Level of crisis - Sheffield Council "expanded" their adult learning team from 15 to 2! One of them resigned the first lunchtime, saying the job was "not doable".

 

Discussion

 

- The burden to prove [to funders] that learning has occurred sucks the life out of lots of projects

 

- Forest Cafe in Edinburgh had to leave their building - now trying to crowdsource funding from the army of people who've been involved over the years to secure their future. The power of crowdfunding goes beyond the money - massive popular support, people who care about what you do.

 

- Difference between the way people value arts/culture spaces and the way we value 

 

- History of "penny libraries" - crowd-funding of grassroots learning spaces is not new.

 

- If Access Space gets £30k funding from the Arts Council, similar projects in neighbouring towns are likely to have been bidding for the same funding and lost out - it creates a condition of scarcity. If Access Space manages to find 1000 people out of the population of Sheffield who will buy it a pint once a month, that covers £30k a year - and it can share what it learned with neighbouring organisations and help them find their 1000 people. Although it's born out of crisis, this distributed funding approach could be much more scalable than the old way of doing things.

 

- We all know how empowering it is to give even a small amount of money to something we believe in. I like to fund things that are local.

 

- You strengthen your network and get funding at the same time.

 

- [Vlad] We've been experimenting with different mechanisms - we don't just think about it as money, but as resources - also including time, equipment and other kinds of donations. For example, a bank in Romania set up a contest to win five Kindles - our network helped us win the competition. Our core funding needs are about the same - $30k - we get 1/3 private, 1/3 small grants, some from people chipping in. We ask people to chip in 10% - but we're flexible, they can pay it themselves, or they can find ten people they know to chip in a smaller amount, or they can donate time in place of this. Thinking like this over the past few years has brought us more and more cash - throughout the recession, we've been growing in terms of people and our cashflow. You have to learn to do all these things, not all at once, but grab opportunities. "Rent a team" - our students take on outsourced projects from companies and donate 10% to us, keep the rest of it - a project-based job for our students.
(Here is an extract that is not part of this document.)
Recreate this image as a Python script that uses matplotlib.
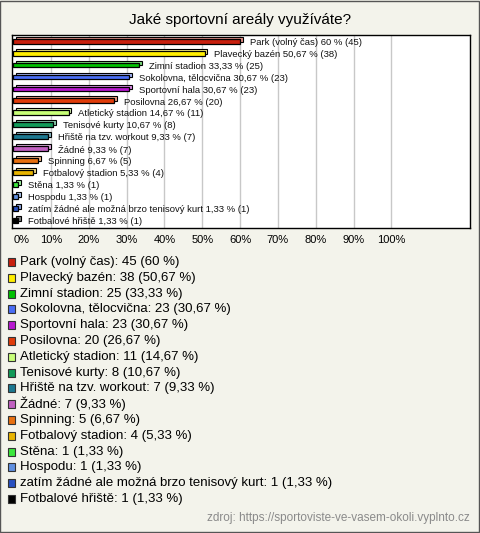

One group ran an event for 500 people, another group are getting paid to make a video. cros.ro - "alternative education"

 

- Transition Companion - the Transition movement has published a collection of examples of practice of communities that have managed to fund projects.

 

- Access Space has existed for 11 years with an IT budget of zero - people give us computers, we have an excess of them!

 

- It takes time to build up the awareness of what you do to make a distributed model viable - you can't do it overnight - and you can't always do it quickly enough in a crisis.

 

- Crowdfunding is good but doesn't challenge the perceptions & decisions of the big power & resourceholders

 

- Let's not get hung up on purity

 

- If it's that hard to get funding for an organisation with a track record like Access Space, even harder when you're starting something new

 

- Over ten years, Access Space have helped a small number of similar spaces start in UK - meanwhile, researchers from Brasil came to visit Access Space, went back and managed to start 97 Metarecyclagem centres, then got involved with government Pontos de Cultura network with 600 centres and ambition to have 3000 of them. Invited James to Brasil to give a presentation - he ended his presentation saying, "What do you know that we in the UK don't get?" Independent researcher Felipe Fonseca said, "In Brasil, we can make so much more progress than you can, because we're disorganised!"